-------- RECORDS PROVIDED --------

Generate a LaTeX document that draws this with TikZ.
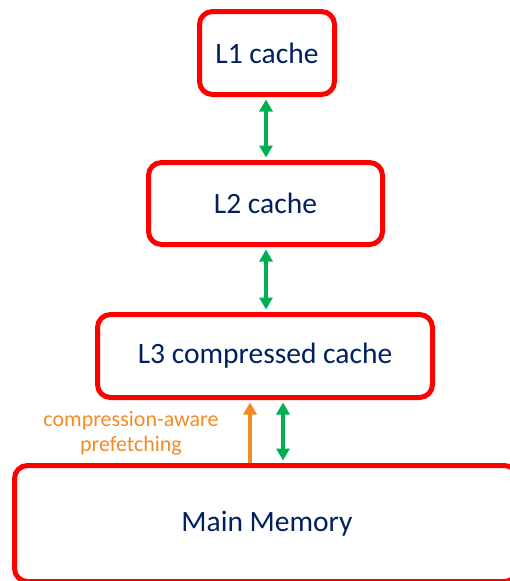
\documentclass[tikz,border=0pt]{standalone}
\usepackage{fontspec}
\setmainfont{Carlito}
\usetikzlibrary{arrows.meta}
\definecolor{boxred}{HTML}{FF0000}
\definecolor{txtblue}{HTML}{002060}
\definecolor{arrgreen}{HTML}{00B050}
\definecolor{arrorange}{HTML}{F48A25}
\begin{document}
\begin{tikzpicture}[x=1pt,y=-1pt,
  cachebox/.style={draw=boxred, line width=5pt, rounded corners=13pt, fill=white,
    text=txtblue, font=\fontsize{29.5}{34}\selectfont, inner sep=0pt},
  gboth/.style={draw=arrgreen, line width=4pt,
    {Triangle[width=13pt,length=12pt]}-{Triangle[width=13pt,length=12pt]},
    shorten <=2.5pt, shorten >=2.5pt},
  oup/.style={draw=arrorange, line width=4pt, -{Triangle[width=13pt,length=12pt]},
    shorten >=2.5pt},
  lbl/.style={text=arrorange, font=\fontsize{22}{25}\selectfont, align=center, inner sep=0pt}]
\useasboundingbox (0,0) rectangle (509,581);
\node[cachebox, minimum width=135pt, minimum height=83pt] (L1) at (267,53) {L1 cache};
\node[cachebox, minimum width=234pt, minimum height=82pt] (L2) at (265.5,203.5) {L2 cache};
\node[cachebox, minimum width=335pt, minimum height=83pt] (L3) at (265,356) {L3 compressed cache};
\node[cachebox, minimum width=503pt, minimum height=116pt] (MM) at (266,523.5) {\hspace*{2pt}Main Memory};
\coordinate (gx) at (283,0);
\coordinate (ox) at (250,0);
\coordinate (cx) at (266,0);
\draw[gboth] (cx |- L1.south) -- (cx |- L2.north);
\draw[gboth] (cx |- L2.south) -- (cx |- L3.north);
\draw[gboth] (gx |- L3.south) -- (gx |- MM.north);
\draw[oup] (ox |- MM.north) -- (ox |- L3.south);
\node[lbl] (pf) at (131,433) {compression-aware\\prefetching};
\end{tikzpicture}
\end{document}
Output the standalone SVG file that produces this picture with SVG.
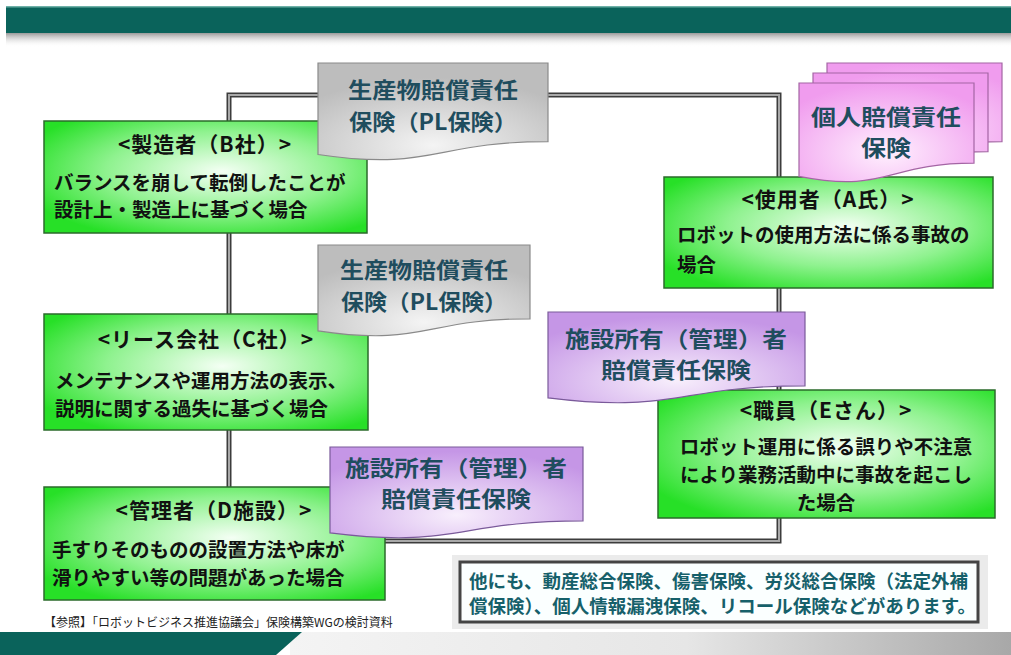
<svg xmlns="http://www.w3.org/2000/svg" width="1011" height="655" viewBox="0 0 1011 655">
<defs>
<style>
.box{stroke:#2b6b2b;stroke-width:1.5}
.bt{font-family:"Noto Sans CJK JP","Noto Sans",sans-serif;font-weight:bold;font-size:19.5px;fill:#111;dominant-baseline:central}
.tt{font-family:"Noto Sans CJK JP","Noto Sans",sans-serif;font-weight:bold;font-size:21px;letter-spacing:1px;fill:#111;dominant-baseline:central;text-anchor:middle}
.ct{font-family:"Noto Sans CJK JP","Noto Sans",sans-serif;font-weight:bold;font-size:22px;fill:#1f4d5e;text-anchor:middle;dominant-baseline:central}
.nt{font-family:"Noto Sans CJK JP","Noto Sans",sans-serif;font-weight:bold;font-size:18.5px;fill:#16606a;dominant-baseline:central}
.ft{font-family:"Noto Sans CJK JP","Noto Sans",sans-serif;font-size:12px;fill:#222;dominant-baseline:central}
.lo{fill:none;stroke:#3c3c3c;stroke-width:5}
.li{fill:none;stroke:#a9a9a9;stroke-width:2}
.gray{fill:url(#gGray);stroke:#8a8a8a;stroke-width:1.2}
.pink{fill:url(#gPink);stroke:#a465a4;stroke-width:1.2}
.purp{fill:url(#gPurp);stroke:#7a5a9a;stroke-width:1.2}
</style>
<radialGradient id="gGreen" cx="55%" cy="45%" r="65%">
<stop offset="0" stop-color="#f4fff4"/><stop offset="0.55" stop-color="#8ff28f"/><stop offset="1" stop-color="#27e027"/>
</radialGradient>
<radialGradient id="gGray" cx="50%" cy="85%" r="70%">
<stop offset="0" stop-color="#f4f4f4"/><stop offset="1" stop-color="#bdbdbd"/>
</radialGradient>
<radialGradient id="gPink" cx="50%" cy="70%" r="70%">
<stop offset="0" stop-color="#fff0fe"/><stop offset="1" stop-color="#f09cee"/>
</radialGradient>
<radialGradient id="gPurp" cx="50%" cy="75%" r="70%">
<stop offset="0" stop-color="#f8effc"/><stop offset="1" stop-color="#c596e6"/>
</radialGradient>
<linearGradient id="gShadow" x1="0" y1="0" x2="0" y2="1">
<stop offset="0" stop-color="#9a9a9a"/><stop offset="1" stop-color="#ffffff" stop-opacity="0"/>
</linearGradient>
<linearGradient id="gBottom" x1="0" y1="0" x2="1" y2="0">
<stop offset="0" stop-color="#f4f4f4"/><stop offset="0.55" stop-color="#e6e6e6"/><stop offset="1" stop-color="#a8a8a8"/>
</linearGradient>
</defs>
<rect width="1011" height="655" fill="#ffffff"/>
<!-- header band -->
<rect x="6" y="33" width="1005" height="14" fill="url(#gShadow)"/>
<rect x="6" y="6" width="1005" height="27" fill="#0a635b"/>
<rect x="6" y="6" width="1005" height="1.5" fill="#6fb1a8"/>
<!-- footer band -->
<rect x="290" y="632" width="721" height="23" fill="url(#gBottom)"/>
<polygon points="0,632 302,632 276,655 0,655" fill="#0a635b"/>

<g id="connectors">
<path class="lo" d="M229,487 V95 H779 V541 H385"/>
<path class="li" d="M229,487 V95 H779 V541 H385"/>
</g>

<g id="node-b">
<rect class="box" x="44" y="121" width="323" height="112" fill="url(#gGreen)"/>
<text class="tt" x="205" y="143">&lt;製造者（B社）&gt;</text>
<text class="bt" x="54" y="181">バランスを崩して転倒したことが</text>
<text class="bt" x="54" y="208">設計上・製造上に基づく場合</text>
</g>
<g id="node-c">
<rect class="box" x="44" y="314" width="324" height="116" fill="url(#gGreen)"/>
<text class="tt" x="206" y="338">&lt;リース会社（C社）&gt;</text>
<text class="bt" x="55" y="379">メンテナンスや運用方法の表示、</text>
<text class="bt" x="55" y="407">説明に関する過失に基づく場合</text>
</g>
<g id="node-d">
<rect class="box" x="44" y="487" width="341" height="113" fill="url(#gGreen)"/>
<text class="tt" x="214" y="509">&lt;管理者（D施設）&gt;</text>
<text class="bt" x="52" y="548">手すりそのものの設置方法や床が</text>
<text class="bt" x="52" y="576">滑りやすい等の問題があった場合</text>
</g>
<g id="node-a">
<rect class="box" x="664" y="177" width="329" height="111" fill="url(#gGreen)"/>
<text class="tt" x="828" y="198">&lt;使用者（A氏）&gt;</text>
<text class="bt" x="677" y="233">ロボットの使用方法に係る事故の</text>
<text class="bt" x="677" y="263">場合</text>
</g>
<g id="node-e">
<rect class="box" x="658" y="390" width="337" height="128" fill="url(#gGreen)"/>
<text class="tt" x="826" y="409">&lt;職員（Eさん）&gt;</text>
<text class="bt" x="826" y="445" text-anchor="middle">ロボット運用に係る誤りや不注意</text>
<text class="bt" x="826" y="473" text-anchor="middle">により業務活動中に事故を起こし</text>
<text class="bt" x="826" y="501" text-anchor="middle">た場合</text>
</g>

<g id="callout-pl1">
<path class="gray" d="M318,63 H548 V141.6 C433,141.6 433,171.5 318,154.5 Z"/>
<text class="ct" x="433" y="88" textLength="170" lengthAdjust="spacingAndGlyphs">生産物賠償責任</text>
<text class="ct" x="433" y="120" textLength="168" lengthAdjust="spacingAndGlyphs">保険（PL保険）</text>
</g>
<g id="callout-pl2">
<path class="gray" d="M318,245 H530 V318.8 C424,318.8 424,346.8 318,330.9 Z"/>
<text class="ct" x="424" y="268" textLength="168" lengthAdjust="spacingAndGlyphs">生産物賠償責任</text>
<text class="ct" x="424" y="300" textLength="166" lengthAdjust="spacingAndGlyphs">保険（PL保険）</text>
</g>
<g id="callout-personal">
<path class="pink" d="M827,63 H1002 V141.6 C914.5,141.6 914.5,171.5 827,154.5 Z"/>
<path class="pink" d="M813,73 H988 V151.6 C900.5,151.6 900.5,181.5 813,164.5 Z"/>
<path class="pink" d="M799,83 H974 V163.2 C886.5,163.2 886.5,193.7 799,176.4 Z"/>
<text class="ct" x="886" y="115" textLength="150" lengthAdjust="spacingAndGlyphs">個人賠償責任</text>
<text class="ct" x="886" y="146" textLength="50" lengthAdjust="spacingAndGlyphs">保険</text>
</g>
<g id="callout-facility1">
<path class="purp" d="M548,312 H805 V385.8 C676.5,385.8 676.5,413.8 548,397.9 Z"/>
<text class="ct" x="676" y="337" textLength="222" lengthAdjust="spacingAndGlyphs">施設所有（管理）者</text>
<text class="ct" x="676" y="368" textLength="150" lengthAdjust="spacingAndGlyphs">賠償責任保険</text>
</g>
<g id="callout-facility2">
<path class="purp" d="M330,447 H583 V520.8 C456.5,520.8 456.5,548.8 330,532.9 Z"/>
<text class="ct" x="456" y="466" textLength="222" lengthAdjust="spacingAndGlyphs">施設所有（管理）者</text>
<text class="ct" x="456" y="497" textLength="150" lengthAdjust="spacingAndGlyphs">賠償責任保険</text>
</g>

<g id="note">
<rect x="452" y="555" width="536" height="74" fill="#dedede" opacity="0.6"/>
<rect x="460" y="562" width="518" height="60" fill="#fbffff" stroke="#444" stroke-width="3"/>
<text class="nt" x="469" y="580">他にも、動産総合保険、傷害保険、労災総合保険（法定外補</text>
<text class="nt" x="469" y="605">償保険）、個人情報漏洩保険、リコール保険などがあります。</text>
</g>
<text class="ft" x="44" y="621">【参照】「ロボットビジネス推進協議会」保険構築WGの検討資料</text>
</svg>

--------

Search the data for the string "standalone" and copy each line where it appears.

\documentclass[tikz,border=0pt]{standalone}
Output the standalone SVG file that produces this picture with SVG.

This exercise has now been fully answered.